──────── Data section

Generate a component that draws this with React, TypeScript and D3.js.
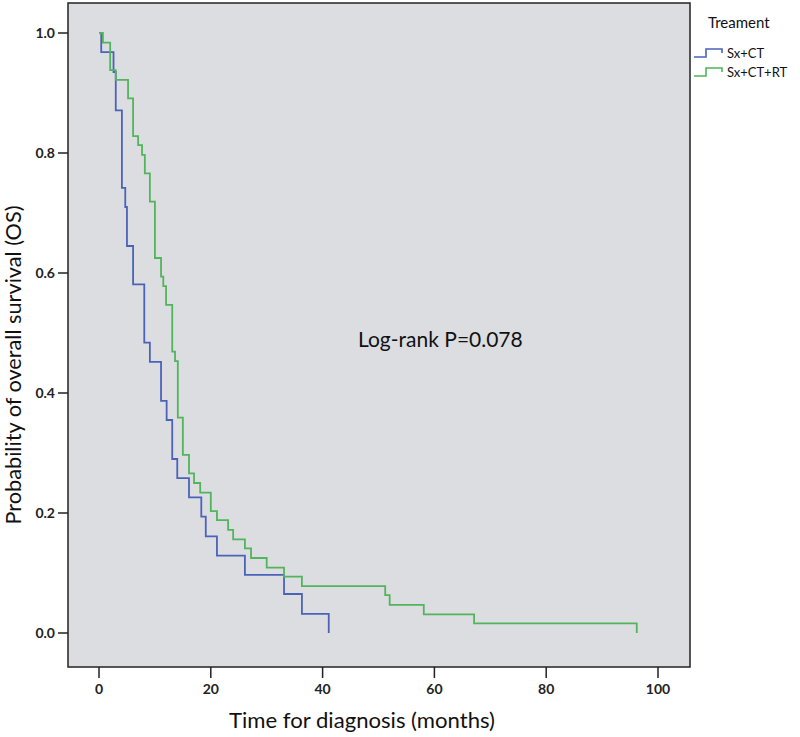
import React from 'react';
import * as d3 from 'd3';

// Kaplan-Meier steps (time in months, survival probability)
const sxCtTimes = [0, 0.4, 2.6, 3.0, 4.1, 4.7, 5.0, 6.1, 8.1, 9.1, 11.1, 12.1, 13.1, 14.0, 16.1, 18.3, 19.1, 21.1, 26.1, 33.1, 36.3, 41.1];
const sxCtSurv = [1.0, 0.968, 0.935, 0.871, 0.742, 0.71, 0.645, 0.581, 0.484, 0.452, 0.387, 0.355, 0.29, 0.258, 0.226, 0.194, 0.161, 0.129, 0.097, 0.065, 0.032, 0.0];

const sxCtRtTimes = [0, 0.7, 2.0, 3.0, 5.2, 6.1, 7.0, 7.7, 8.2, 9.1, 10.0, 11.1, 11.5, 12.0, 13.1, 13.6, 14.1, 15.0, 16.1, 17.0, 18.1, 20.0, 21.1, 23.1, 24.0, 26.1, 27.2, 30.0, 33.1, 36.3, 51.2, 52.0, 58.1, 67.1, 96.2];
const sxCtRtSurv = [1.0, 0.984, 0.938, 0.922, 0.891, 0.828, 0.813, 0.797, 0.766, 0.719, 0.625, 0.594, 0.578, 0.547, 0.469, 0.453, 0.359, 0.297, 0.266, 0.25, 0.234, 0.203, 0.188, 0.172, 0.156, 0.141, 0.125, 0.109, 0.094, 0.078, 0.063, 0.047, 0.031, 0.016, 0.0];

const xTicks = [0, 20, 40, 60, 80, 100];
const yTicks = [0, 0.2, 0.4, 0.6, 0.8, 1.0];

const seriesNames = ['Sx+CT', 'Sx+CT+RT'];
const seriesColors = ['#4a63b9', '#52b45c'];

const FONT = 'Lato, "Open Sans", sans-serif';

export default function App() {
  const frame = { left: 68, right: 690, top: 3, bottom: 667 };
  const x = d3.scaleLinear().domain([0, 100]).range([99, 658]);
  const y = d3.scaleLinear().domain([0, 1]).range([633, 33]);

  const line = d3
    .line<[number, number]>()
    .x(d => x(d[0]))
    .y(d => y(d[1]))
    .curve(d3.curveStepAfter);

  const series = [
    d3.zip(sxCtTimes, sxCtSurv) as [number, number][],
    d3.zip(sxCtRtTimes, sxCtRtSurv) as [number, number][],
  ];

  return (
    <div style={{ position: 'absolute', left: 0, top: 0 }}>
      <svg width={800} height={737} style={{ display: 'block', background: '#fff' }}>
        <rect
          x={frame.left}
          y={frame.top}
          width={frame.right - frame.left}
          height={frame.bottom - frame.top}
          fill="#dcdde1"
          stroke="#222"
          strokeWidth={1.5}
        />

        {series.map((pts, i) => (
          <path key={i} d={line(pts) || ''} fill="none" stroke={seriesColors[i]} strokeWidth={1.8} />
        ))}

        {/* y axis */}
        {yTicks.map(t => (
          <g key={t}>
            <line x1={58} x2={frame.left} y1={y(t)} y2={y(t)} stroke="#222" strokeWidth={1.5} />
            <text x={55} y={y(t)} dy="0.35em" textAnchor="end" fontFamily={FONT} fontSize={14} fontWeight={700} fill="#222">
              {d3.format('.1f')(t)}
            </text>
          </g>
        ))}

        {/* x axis */}
        {xTicks.map(t => (
          <g key={t}>
            <line x1={x(t)} x2={x(t)} y1={frame.bottom} y2={678} stroke="#222" strokeWidth={1.5} />
            <text x={x(t)} y={694} textAnchor="middle" fontFamily={FONT} fontSize={14} fontWeight={700} fill="#222">
              {t}
            </text>
          </g>
        ))}

        <text
          x={362}
          y={728}
          textAnchor="middle"
          fontFamily={FONT}
          fontSize={22}
          fill="#111"
          textLength={266}
          lengthAdjust="spacingAndGlyphs"
        >
          Time for diagnosis (months)
        </text>
        <text
          transform={`translate(21,365) rotate(-90)`}
          textAnchor="middle"
          fontFamily={FONT}
          fontSize={21}
          fill="#111"
          textLength={319}
          lengthAdjust="spacingAndGlyphs"
        >
          Probability of overall survival (OS)
        </text>

        <text x={358} y={347} fontFamily={FONT} fontSize={21} fill="#111">
          Log-rank P=0.078
        </text>

        {/* legend */}
        <text x={708} y={28} fontFamily={FONT} fontSize={15} fill="#111">
          Treament
        </text>
        {seriesNames.map((name, i) => {
          const yy = 57 + i * 19;
          return (
            <g key={name}>
              <path
                d={`M694,${yy}H706V${yy - 8}H722V${yy - 4}`}
                fill="none"
                stroke={seriesColors[i]}
                strokeWidth={1.6}
              />
              <text x={727} y={yy + 1} fontFamily={FONT} fontSize={13} fill="#111">
                {name}
              </text>
            </g>
          );
        })}
      </svg>
    </div>
  );
}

────────────────

#### [Exercise description]
Copy each line exactly, and leave the pictures out of your copy.

#### [Answer for this exercise]
Generate a component that draws this with React, TypeScript and D3.js.
import React from 'react';
import * as d3 from 'd3';

// Kaplan-Meier steps (time in months, survival probability)
const sxCtTimes = [0, 0.4, 2.6, 3.0, 4.1, 4.7, 5.0, 6.1, 8.1, 9.1, 11.1, 12.1, 13.1, 14.0, 16.1, 18.3, 19.1, 21.1, 26.1, 33.1, 36.3, 41.1];
const sxCtSurv = [1.0, 0.968, 0.935, 0.871, 0.742, 0.71, 0.645, 0.581, 0.484, 0.452, 0.387, 0.355, 0.29, 0.258, 0.226, 0.194, 0.161, 0.129, 0.097, 0.065, 0.032, 0.0];

const sxCtRtTimes = [0, 0.7, 2.0, 3.0, 5.2, 6.1, 7.0, 7.7, 8.2, 9.1, 10.0, 11.1, 11.5, 12.0, 13.1, 13.6, 14.1, 15.0, 16.1, 17.0, 18.1, 20.0, 21.1, 23.1, 24.0, 26.1, 27.2, 30.0, 33.1, 36.3, 51.2, 52.0, 58.1, 67.1, 96.2];
const sxCtRtSurv = [1.0, 0.984, 0.938, 0.922, 0.891, 0.828, 0.813, 0.797, 0.766, 0.719, 0.625, 0.594, 0.578, 0.547, 0.469, 0.453, 0.359, 0.297, 0.266, 0.25, 0.234, 0.203, 0.188, 0.172, 0.156, 0.141, 0.125, 0.109, 0.094, 0.078, 0.063, 0.047, 0.031, 0.016, 0.0];

const xTicks = [0, 20, 40, 60, 80, 100];
const yTicks = [0, 0.2, 0.4, 0.6, 0.8, 1.0];

const seriesNames = ['Sx+CT', 'Sx+CT+RT'];
const seriesColors = ['#4a63b9', '#52b45c'];

const FONT = 'Lato, "Open Sans", sans-serif';

export default function App() {
  const frame = { left: 68, right: 690, top: 3, bottom: 667 };
  const x = d3.scaleLinear().domain([0, 100]).range([99, 658]);
  const y = d3.scaleLinear().domain([0, 1]).range([633, 33]);

  const line = d3
    .line<[number, number]>()
    .x(d => x(d[0]))
    .y(d => y(d[1]))
    .curve(d3.curveStepAfter);

  const series = [
    d3.zip(sxCtTimes, sxCtSurv) as [number, number][],
    d3.zip(sxCtRtTimes, sxCtRtSurv) as [number, number][],
  ];

  return (
    <div style={{ position: 'absolute', left: 0, top: 0 }}>
      <svg width={800} height={737} style={{ display: 'block', background: '#fff' }}>
        <rect
          x={frame.left}
          y={frame.top}
          width={frame.right - frame.left}
          height={frame.bottom - frame.top}
          fill="#dcdde1"
          stroke="#222"
          strokeWidth={1.5}
        />

        {series.map((pts, i) => (
          <path key={i} d={line(pts) || ''} fill="none" stroke={seriesColors[i]} strokeWidth={1.8} />
        ))}

        {/* y axis */}
        {yTicks.map(t => (
          <g key={t}>
            <line x1={58} x2={frame.left} y1={y(t)} y2={y(t)} stroke="#222" strokeWidth={1.5} />
            <text x={55} y={y(t)} dy="0.35em" textAnchor="end" fontFamily={FONT} fontSize={14} fontWeight={700} fill="#222">
              {d3.format('.1f')(t)}
            </text>
          </g>
        ))}

        {/* x axis */}
        {xTicks.map(t => (
          <g key={t}>
            <line x1={x(t)} x2={x(t)} y1={frame.bottom} y2={678} stroke="#222" strokeWidth={1.5} />
            <text x={x(t)} y={694} textAnchor="middle" fontFamily={FONT} fontSize={14} fontWeight={700} fill="#222">
              {t}
            </text>
          </g>
        ))}

        <text
          x={362}
          y={728}
          textAnchor="middle"
          fontFamily={FONT}
          fontSize={22}
          fill="#111"
          textLength={266}
          lengthAdjust="spacingAndGlyphs"
        >
          Time for diagnosis (months)
        </text>
        <text
          transform={`translate(21,365) rotate(-90)`}
          textAnchor="middle"
          fontFamily={FONT}
          fontSize={21}
          fill="#111"
          textLength={319}
          lengthAdjust="spacingAndGlyphs"
        >
          Probability of overall survival (OS)
        </text>

        <text x={358} y={347} fontFamily={FONT} fontSize={21} fill="#111">
          Log-rank P=0.078
        </text>

        {/* legend */}
        <text x={708} y={28} fontFamily={FONT} fontSize={15} fill="#111">
          Treament
        </text>
        {seriesNames.map((name, i) => {
          const yy = 57 + i * 19;
          return (
            <g key={name}>
              <path
                d={`M694,${yy}H706V${yy - 8}H722V${yy - 4}`}
                fill="none"
                stroke={seriesColors[i]}
                strokeWidth={1.6}
              />
              <text x={727} y={yy + 1} fontFamily={FONT} fontSize={13} fill="#111">
                {name}
              </text>
            </g>
          );
        })}
      </svg>
    </div>
  );
}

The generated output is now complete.